= The request =
All of the data that follows should be retyped exactly, please, except the pictures.

= Information provided =
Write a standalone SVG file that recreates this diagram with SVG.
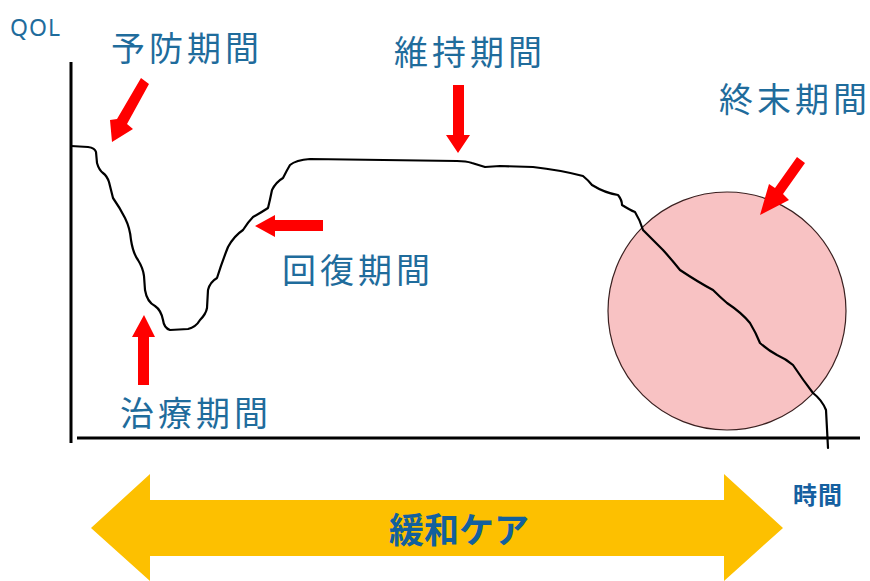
<svg xmlns="http://www.w3.org/2000/svg" width="870" height="581" viewBox="0 0 870 581">
<style>
.lbl{font-family:"Noto Sans CJK JP","Noto Sans",sans-serif;fill:#1f6c9c;font-size:34px;letter-spacing:4px}
.red{fill:#ff0000}
.axis{stroke:#000;stroke-width:3;fill:none}
.curve{stroke:#000;stroke-width:2.2;fill:none;stroke-linejoin:round;stroke-linecap:round}
</style>
<rect width="870" height="581" fill="#fff"/>
<g id="terminal-circle"><circle cx="727" cy="311" r="119" fill="#f8c2c3" stroke="#3a2020" stroke-width="1.2"/></g>
<g id="connectors">
<path class="axis" d="M71 62 V443"/>
<path class="axis" d="M77 438 H860"/>
<path class="curve" d="M71 146 L88 147 Q95 148 96 152 L97 163 Q99 170 103 173 Q107 176 109 182 L113 198 Q120 208 125 218 Q130 228 131 240 Q133 253 138 260 Q143 268 144 276 L145 290 Q147 302 155 306 Q161 310 163 320 Q164 328 170 330 L188 329 Q196 327 200 320 Q206 314 207 308 L208 290 Q210 282 217 278 Q222 262 228 247 Q234 236 243 230 Q248 222 253 217 Q262 212 268 208 Q270 200 272 190 Q276 182 283 178 Q287 170 290 165 Q296 160 310 159 L457 161 Q466 161 472 163 L485 167 L500 166 L533 167 Q560 170 583 176 Q588 180 592 185 Q605 193 618 195 Q622 200 622 205 Q630 210 635 212 Q640 220 643 230 Q655 242 663 250 Q672 260 680 270 Q698 282 713 290 Q720 297 727 303 Q742 313 750 323 Q756 333 760 343 Q768 350 777 355 Q786 359 793 365 Q803 380 813 393 Q822 400 826 410 L828 448"/>
</g>
<g id="arrow-yobou"><polygon class="red" points="141,78 149,84 127,124 133,129 112,142 110,120 117,119"/></g>
<g id="arrow-iji"><polygon class="red" points="453,85 464,85 464,135 470,135 458,153 446,135 453,135"/></g>
<g id="arrow-kaifuku"><polygon class="red" points="323,220 323,231 275,231 275,237 255,226 275,215 275,220"/></g>
<g id="arrow-chiryou"><polygon class="red" points="138,385 149,385 149,337 155,337 144,315 132,337 138,337"/></g>
<g id="arrow-shumatsu"><polygon class="red" points="797,157 805,163 783,194 789,200 760,215 769,184 775,188"/></g>
<g id="label-qol"><text x="10" y="36" style="font-family:'Noto Sans','Liberation Sans',sans-serif;fill:#1f6c9c;font-size:23px;letter-spacing:1px">QOL</text></g>
<g id="label-yobou"><text class="lbl" x="111" y="61">予防期間</text></g>
<g id="label-iji"><text class="lbl" x="394" y="65">維持期間</text></g>
<g id="label-shumatsu"><text class="lbl" x="719" y="112">終末期間</text></g>
<g id="label-kaifuku"><text class="lbl" x="282" y="283">回復期間</text></g>
<g id="label-chiryou"><text class="lbl" x="120" y="426">治療期間</text></g>
<g id="label-jikan"><text x="793" y="504" style="font-family:'Noto Sans CJK JP',sans-serif;fill:#1560a0;font-size:24px;font-weight:bold;letter-spacing:1px">時間</text></g>
<g id="kanwa-care">
<polygon fill="#fdc000" points="91,528 150,474 150,500 724,500 724,474 783,528 724,581 724,556 150,556 150,581"/>
<text x="459" y="543" text-anchor="middle" style="font-family:'Noto Sans CJK JP',sans-serif;fill:#12609e;font-size:35px;font-weight:bold">緩和ケア</text>
</g>
</svg>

= Correct response =
Write a standalone SVG file that recreates this diagram with SVG.
<svg xmlns="http://www.w3.org/2000/svg" width="870" height="581" viewBox="0 0 870 581">
<style>
.lbl{font-family:"Noto Sans CJK JP","Noto Sans",sans-serif;fill:#1f6c9c;font-size:34px;letter-spacing:4px}
.red{fill:#ff0000}
.axis{stroke:#000;stroke-width:3;fill:none}
.curve{stroke:#000;stroke-width:2.2;fill:none;stroke-linejoin:round;stroke-linecap:round}
</style>
<rect width="870" height="581" fill="#fff"/>
<g id="terminal-circle"><circle cx="727" cy="311" r="119" fill="#f8c2c3" stroke="#3a2020" stroke-width="1.2"/></g>
<g id="connectors">
<path class="axis" d="M71 62 V443"/>
<path class="axis" d="M77 438 H860"/>
<path class="curve" d="M71 146 L88 147 Q95 148 96 152 L97 163 Q99 170 103 173 Q107 176 109 182 L113 198 Q120 208 125 218 Q130 228 131 240 Q133 253 138 260 Q143 268 144 276 L145 290 Q147 302 155 306 Q161 310 163 320 Q164 328 170 330 L188 329 Q196 327 200 320 Q206 314 207 308 L208 290 Q210 282 217 278 Q222 262 228 247 Q234 236 243 230 Q248 222 253 217 Q262 212 268 208 Q270 200 272 190 Q276 182 283 178 Q287 170 290 165 Q296 160 310 159 L457 161 Q466 161 472 163 L485 167 L500 166 L533 167 Q560 170 583 176 Q588 180 592 185 Q605 193 618 195 Q622 200 622 205 Q630 210 635 212 Q640 220 643 230 Q655 242 663 250 Q672 260 680 270 Q698 282 713 290 Q720 297 727 303 Q742 313 750 323 Q756 333 760 343 Q768 350 777 355 Q786 359 793 365 Q803 380 813 393 Q822 400 826 410 L828 448"/>
</g>
<g id="arrow-yobou"><polygon class="red" points="141,78 149,84 127,124 133,129 112,142 110,120 117,119"/></g>
<g id="arrow-iji"><polygon class="red" points="453,85 464,85 464,135 470,135 458,153 446,135 453,135"/></g>
<g id="arrow-kaifuku"><polygon class="red" points="323,220 323,231 275,231 275,237 255,226 275,215 275,220"/></g>
<g id="arrow-chiryou"><polygon class="red" points="138,385 149,385 149,337 155,337 144,315 132,337 138,337"/></g>
<g id="arrow-shumatsu"><polygon class="red" points="797,157 805,163 783,194 789,200 760,215 769,184 775,188"/></g>
<g id="label-qol"><text x="10" y="36" style="font-family:'Noto Sans','Liberation Sans',sans-serif;fill:#1f6c9c;font-size:23px;letter-spacing:1px">QOL</text></g>
<g id="label-yobou"><text class="lbl" x="111" y="61">予防期間</text></g>
<g id="label-iji"><text class="lbl" x="394" y="65">維持期間</text></g>
<g id="label-shumatsu"><text class="lbl" x="719" y="112">終末期間</text></g>
<g id="label-kaifuku"><text class="lbl" x="282" y="283">回復期間</text></g>
<g id="label-chiryou"><text class="lbl" x="120" y="426">治療期間</text></g>
<g id="label-jikan"><text x="793" y="504" style="font-family:'Noto Sans CJK JP',sans-serif;fill:#1560a0;font-size:24px;font-weight:bold;letter-spacing:1px">時間</text></g>
<g id="kanwa-care">
<polygon fill="#fdc000" points="91,528 150,474 150,500 724,500 724,474 783,528 724,581 724,556 150,556 150,581"/>
<text x="459" y="543" text-anchor="middle" style="font-family:'Noto Sans CJK JP',sans-serif;fill:#12609e;font-size:35px;font-weight:bold">緩和ケア</text>
</g>
</svg>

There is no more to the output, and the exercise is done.